We live in a time of economic globalization, and even the U.S. now engages in counter-globalization, but supply chains in a global economy cannot be cut off immediately. So U.S. financial markets have shown dramatic reactions after the government began to impose reciprocal tariffs. All international investors predict the U.S. tariff war will result in a U.S. economic recession and out-of-control inflation. Therefore, they have begun to withdraw from U.S. markets, nearly causing a major financial crisis.

The Trump administration then suspended reciprocal tariffs on all its trading partners except China. But even as it retained the tariffs against China, it exempted such products as electronics (smartphones, computers, etc.) made in China, because a considerable part of them are made by American companies, including Apple, Dell and HP.

Calm has yet to be restored in U.S. markets, and many executives of major U.S. transnational  corporations and economists have issued open letters to Trump, explaining the damage the tariff war is inflicting on the U.S. economy and expressing hope that he would step back from the brink.
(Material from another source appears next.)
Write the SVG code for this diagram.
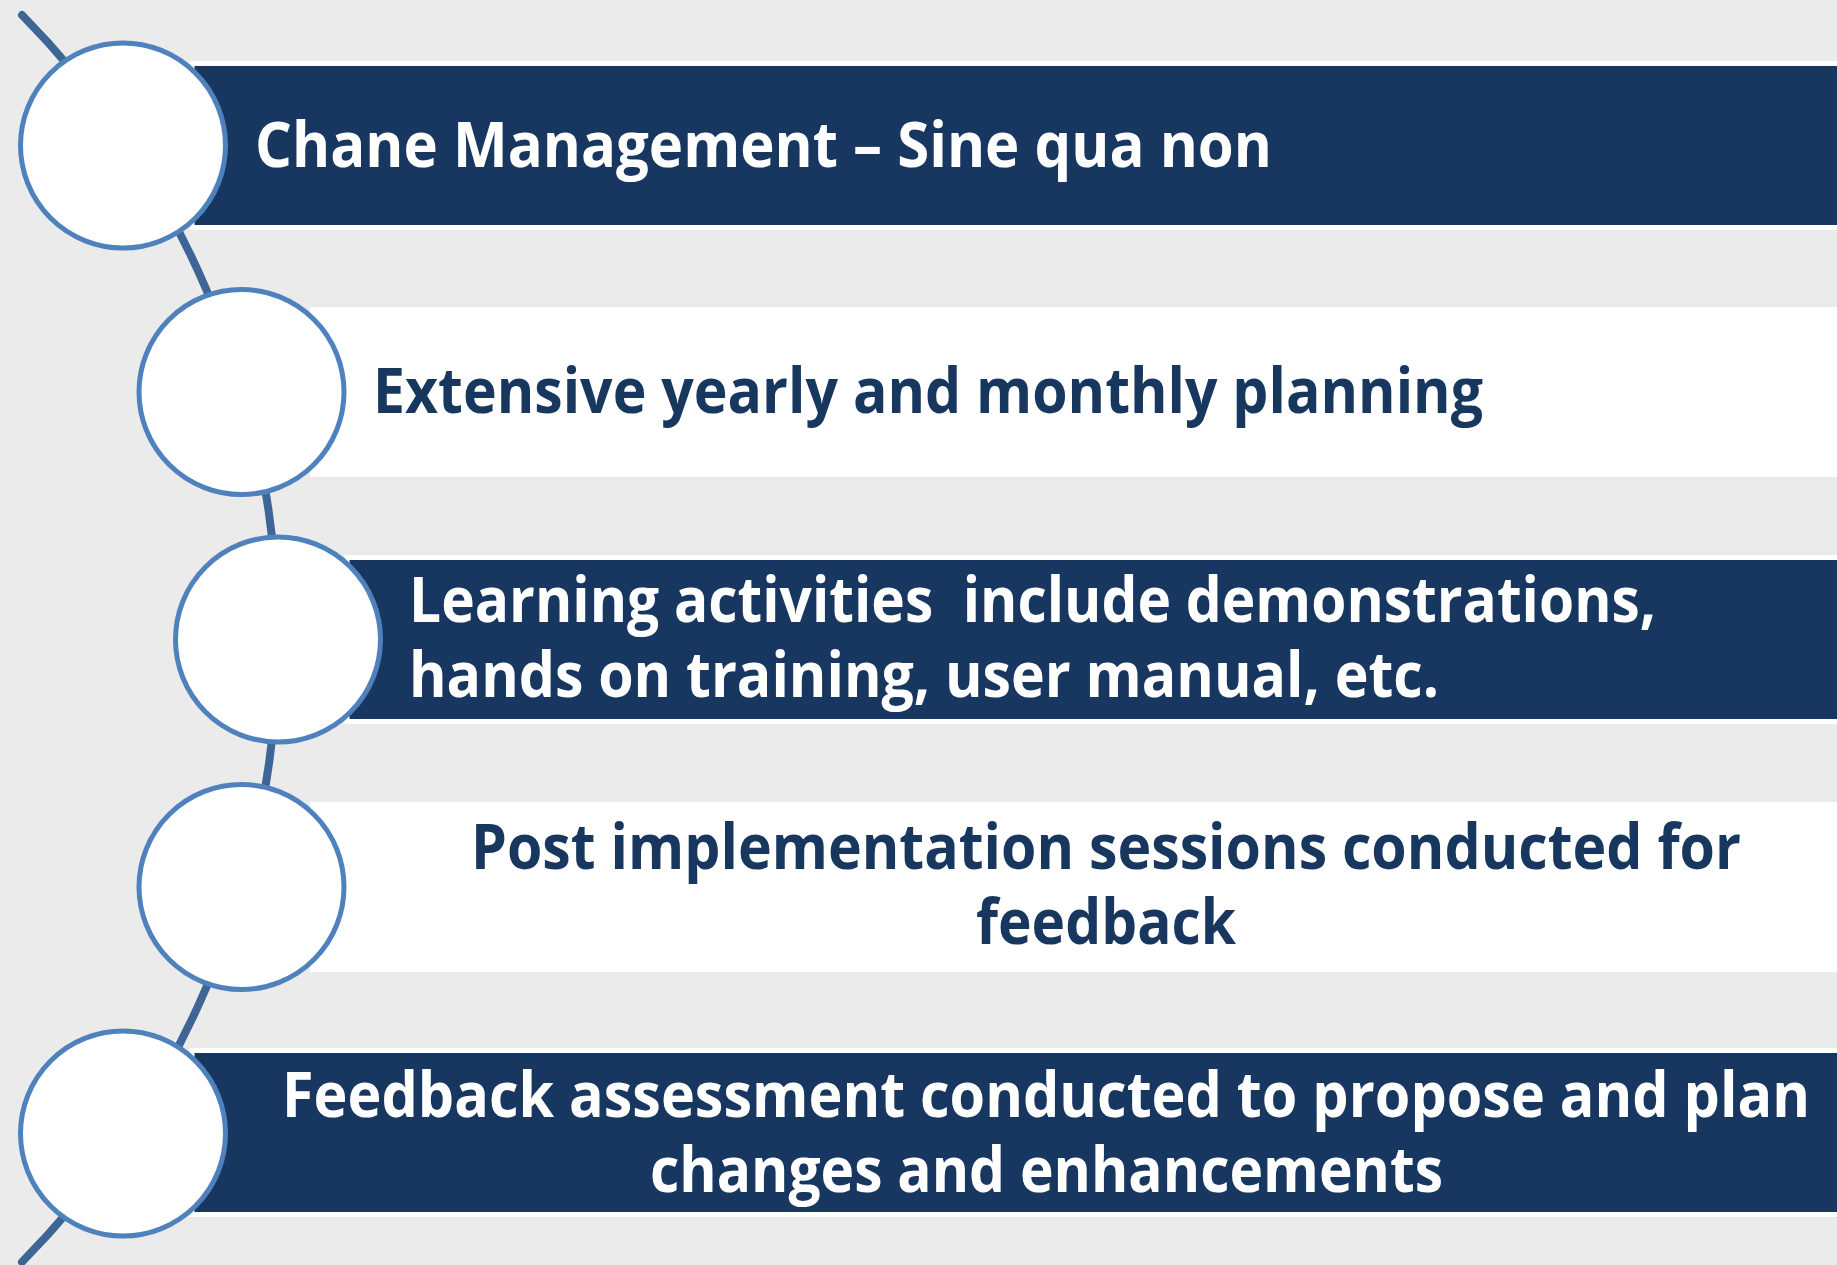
<svg xmlns="http://www.w3.org/2000/svg" width="1837" height="1265" viewBox="0 0 1837 1265">
  <defs>
    <style>
      .bg { fill: #EBEBEB; }
      .dark { fill: #183760; stroke: #FFFFFF; stroke-width: 5; }
      .light { fill: #FFFFFF; }
      .node { fill: #FFFFFF; stroke: #4F81BD; stroke-width: 5; }
      .arc { fill: none; stroke: #3D6697; stroke-width: 8; stroke-linecap: round; }
      .t { font-family: "Open Sans", "Liberation Sans", sans-serif; font-weight: bold; font-size: 63px; white-space: pre; }
      .tw { fill: #FFFFFF; }
      .td { fill: #17375E; }
    </style>
  </defs>
  <rect class="bg" x="0" y="0" width="1837" height="1265"/>

  <g id="connectors">
    <path class="arc" d="M 22 15 A 888 888 0 0 1 22 1262"/>
  </g>

  <g id="node1">
    <rect class="dark" x="192" y="63.5" width="1650" height="164"/>
    <circle class="node" cx="123" cy="145.5" r="102.5"/>
    <text class="t tw" x="255" y="167" textLength="1017" lengthAdjust="spacingAndGlyphs">Chane Management – Sine qua non</text>
  </g>

  <g id="node2">
    <rect class="light" x="310" y="307" width="1527" height="170"/>
    <circle class="node" cx="241.5" cy="392" r="102.5"/>
    <text class="t td" x="373" y="413" textLength="1110" lengthAdjust="spacingAndGlyphs">Extensive yearly and monthly planning</text>
  </g>

  <g id="node3">
    <rect class="dark" x="347" y="557.5" width="1495" height="164"/>
    <circle class="node" cx="278" cy="639.5" r="102.5"/>
    <text class="t tw" x="409" y="621.5" textLength="1247" lengthAdjust="spacingAndGlyphs">Learning activities  include demonstrations,</text>
    <text class="t tw" x="409" y="696.5" textLength="1030" lengthAdjust="spacingAndGlyphs">hands on training, user manual, etc.</text>
  </g>

  <g id="node4">
    <rect class="light" x="310" y="802" width="1527" height="170"/>
    <circle class="node" cx="241.5" cy="887" r="102.5"/>
    <text class="t td" x="471" y="869" textLength="1270" lengthAdjust="spacingAndGlyphs">Post implementation sessions conducted for</text>
    <text class="t td" x="976" y="944" textLength="260" lengthAdjust="spacingAndGlyphs">feedback</text>
  </g>

  <g id="node5">
    <rect class="dark" x="192" y="1050.5" width="1650" height="164"/>
    <circle class="node" cx="123" cy="1133.5" r="102.5"/>
    <text class="t tw" x="282" y="1117" textLength="1528" lengthAdjust="spacingAndGlyphs">Feedback assessment conducted to propose and plan</text>
    <text class="t tw" x="650" y="1192" textLength="793" lengthAdjust="spacingAndGlyphs">changes and enhancements</text>
  </g>
</svg>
Trump, via social media and through the White House spokeswoman, has repeatedly indicated that he would start negotiations with China soon and that the tariffs were indeed set too high. This shows that U.S. markets have already smelled a crisis. Capricious as he is, Trump has been forced to adjust his trade policy according to market expectations.

There is no winner in a trade war, because sabotaging trade hurts both sides. “Killing 1,000 enemies while losing 800 of one’s own” is a Chinese saying for a scenario in which the cost does not justify the gain. A trade war is a typical example of that scenario. However, in recent years, some U.S. political elites worry that the U.S. could lose out in the competition with China, so they don’t hesitate to engage in self-damaging advocacy. They believe anything is worth doing so long as it undermines China’s progress, even things that would hurt the U.S. badly. This way of thinking is close to insane, as following that course can only end up destroying the U.S. and won’t impede China’s steady progress and accomplishments of national rejuvenation.
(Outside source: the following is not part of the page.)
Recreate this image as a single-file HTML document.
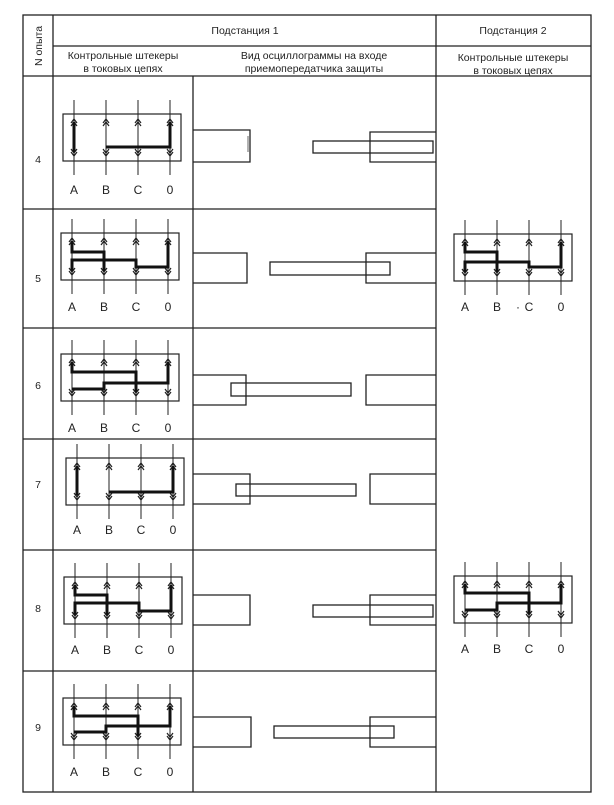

The gigantic trade volume between China and the U.S. is to a great extent the outcome of some big multinationals having built a complex set of supply chains across national borders over recent decades. Once a trade war breaks those supply chains, Chinese manufacturers will suffer significant losses; yet U.S. downstream manufacturers, retail businesses and consumers may suffer even more.

Relationships such as supply chains take decades to build. Chinese supply chains are built on complete infrastructure, efficient government support, numerous supporting industrial enterprises and countless technical workers, engineers and sophisticated logistics systems. The U.S. won’t find such supply chains elsewhere in 20 years, if it wants to decouple from China. But can the U.S. afford to expend the time?